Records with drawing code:
-- BEGIN --

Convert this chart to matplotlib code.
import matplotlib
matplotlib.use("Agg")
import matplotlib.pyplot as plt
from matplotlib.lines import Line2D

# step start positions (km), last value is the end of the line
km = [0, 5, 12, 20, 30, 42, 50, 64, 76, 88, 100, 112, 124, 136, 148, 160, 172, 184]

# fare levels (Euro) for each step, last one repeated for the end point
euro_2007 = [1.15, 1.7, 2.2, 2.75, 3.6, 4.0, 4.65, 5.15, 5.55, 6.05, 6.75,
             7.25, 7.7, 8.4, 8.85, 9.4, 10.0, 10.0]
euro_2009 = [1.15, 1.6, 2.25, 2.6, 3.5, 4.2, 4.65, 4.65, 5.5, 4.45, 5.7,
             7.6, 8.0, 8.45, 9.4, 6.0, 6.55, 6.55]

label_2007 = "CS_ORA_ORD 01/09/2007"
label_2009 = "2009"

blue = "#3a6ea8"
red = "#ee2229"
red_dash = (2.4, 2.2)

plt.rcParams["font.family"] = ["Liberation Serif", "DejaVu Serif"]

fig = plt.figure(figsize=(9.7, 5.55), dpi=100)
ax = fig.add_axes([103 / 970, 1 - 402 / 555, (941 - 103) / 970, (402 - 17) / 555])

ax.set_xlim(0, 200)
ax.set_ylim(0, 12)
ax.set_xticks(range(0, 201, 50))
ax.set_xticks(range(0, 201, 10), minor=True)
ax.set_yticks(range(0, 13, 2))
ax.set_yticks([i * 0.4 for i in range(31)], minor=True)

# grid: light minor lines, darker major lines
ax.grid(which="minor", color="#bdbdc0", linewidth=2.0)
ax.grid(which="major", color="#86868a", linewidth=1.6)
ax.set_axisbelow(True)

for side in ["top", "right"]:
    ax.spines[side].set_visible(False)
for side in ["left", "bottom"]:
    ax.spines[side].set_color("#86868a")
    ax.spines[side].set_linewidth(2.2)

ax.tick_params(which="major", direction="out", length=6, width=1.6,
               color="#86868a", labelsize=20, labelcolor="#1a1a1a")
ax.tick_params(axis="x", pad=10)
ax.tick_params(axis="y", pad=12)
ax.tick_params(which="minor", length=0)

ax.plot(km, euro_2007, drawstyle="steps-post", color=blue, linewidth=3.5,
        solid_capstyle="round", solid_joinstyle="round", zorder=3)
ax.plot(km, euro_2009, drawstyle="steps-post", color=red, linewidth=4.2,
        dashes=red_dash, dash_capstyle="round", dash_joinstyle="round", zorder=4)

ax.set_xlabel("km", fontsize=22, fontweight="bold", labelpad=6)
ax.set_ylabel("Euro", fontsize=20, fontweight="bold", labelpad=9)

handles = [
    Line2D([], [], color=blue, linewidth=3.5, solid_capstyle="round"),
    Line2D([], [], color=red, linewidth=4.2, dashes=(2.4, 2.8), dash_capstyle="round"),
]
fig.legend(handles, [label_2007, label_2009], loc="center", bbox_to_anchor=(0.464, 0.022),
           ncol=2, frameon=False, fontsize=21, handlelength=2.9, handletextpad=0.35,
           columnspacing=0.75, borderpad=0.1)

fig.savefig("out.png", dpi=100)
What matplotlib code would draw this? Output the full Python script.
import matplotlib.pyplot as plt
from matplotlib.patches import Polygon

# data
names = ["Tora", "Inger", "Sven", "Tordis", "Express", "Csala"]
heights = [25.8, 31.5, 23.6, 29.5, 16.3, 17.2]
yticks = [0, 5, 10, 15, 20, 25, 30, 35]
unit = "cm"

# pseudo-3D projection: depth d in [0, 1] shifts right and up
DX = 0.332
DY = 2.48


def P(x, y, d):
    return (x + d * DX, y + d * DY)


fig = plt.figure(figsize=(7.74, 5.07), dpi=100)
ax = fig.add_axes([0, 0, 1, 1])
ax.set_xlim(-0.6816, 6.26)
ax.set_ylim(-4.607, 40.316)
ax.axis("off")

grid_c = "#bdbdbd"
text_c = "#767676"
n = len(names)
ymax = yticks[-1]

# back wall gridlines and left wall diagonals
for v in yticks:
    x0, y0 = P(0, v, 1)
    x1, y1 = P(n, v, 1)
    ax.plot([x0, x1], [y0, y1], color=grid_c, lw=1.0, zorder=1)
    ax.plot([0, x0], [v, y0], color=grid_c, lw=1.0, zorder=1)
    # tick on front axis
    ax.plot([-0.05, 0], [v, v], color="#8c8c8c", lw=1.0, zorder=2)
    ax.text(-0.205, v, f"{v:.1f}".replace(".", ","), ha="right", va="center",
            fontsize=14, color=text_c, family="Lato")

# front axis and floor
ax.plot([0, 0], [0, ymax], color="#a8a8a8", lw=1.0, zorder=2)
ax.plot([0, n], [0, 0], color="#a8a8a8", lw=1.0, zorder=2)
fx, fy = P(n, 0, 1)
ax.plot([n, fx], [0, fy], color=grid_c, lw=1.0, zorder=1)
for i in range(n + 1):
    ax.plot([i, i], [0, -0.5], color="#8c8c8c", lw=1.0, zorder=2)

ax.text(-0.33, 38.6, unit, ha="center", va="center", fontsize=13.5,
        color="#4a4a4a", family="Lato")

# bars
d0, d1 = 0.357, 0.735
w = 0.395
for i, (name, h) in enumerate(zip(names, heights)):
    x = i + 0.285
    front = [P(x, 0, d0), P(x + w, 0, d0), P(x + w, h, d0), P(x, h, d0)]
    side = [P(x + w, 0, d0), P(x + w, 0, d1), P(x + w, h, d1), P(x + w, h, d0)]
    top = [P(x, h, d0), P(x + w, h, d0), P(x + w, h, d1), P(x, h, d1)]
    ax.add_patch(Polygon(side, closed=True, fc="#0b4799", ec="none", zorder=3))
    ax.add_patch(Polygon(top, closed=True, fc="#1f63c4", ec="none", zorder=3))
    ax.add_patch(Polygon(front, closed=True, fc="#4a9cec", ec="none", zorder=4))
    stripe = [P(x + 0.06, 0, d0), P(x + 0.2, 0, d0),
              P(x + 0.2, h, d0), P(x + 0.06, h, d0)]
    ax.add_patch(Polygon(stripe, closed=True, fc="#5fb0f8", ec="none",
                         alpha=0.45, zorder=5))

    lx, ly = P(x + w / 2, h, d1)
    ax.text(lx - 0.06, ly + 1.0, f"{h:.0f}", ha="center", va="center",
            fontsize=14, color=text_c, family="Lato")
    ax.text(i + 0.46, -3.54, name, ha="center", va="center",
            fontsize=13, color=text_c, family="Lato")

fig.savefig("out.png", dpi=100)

-- END --

• _What you should do_
Scan the lines for the string "this". Copy out each line that matches.

• _The solution_
Convert this chart to matplotlib code.
What matplotlib code would draw this? Output the full Python script.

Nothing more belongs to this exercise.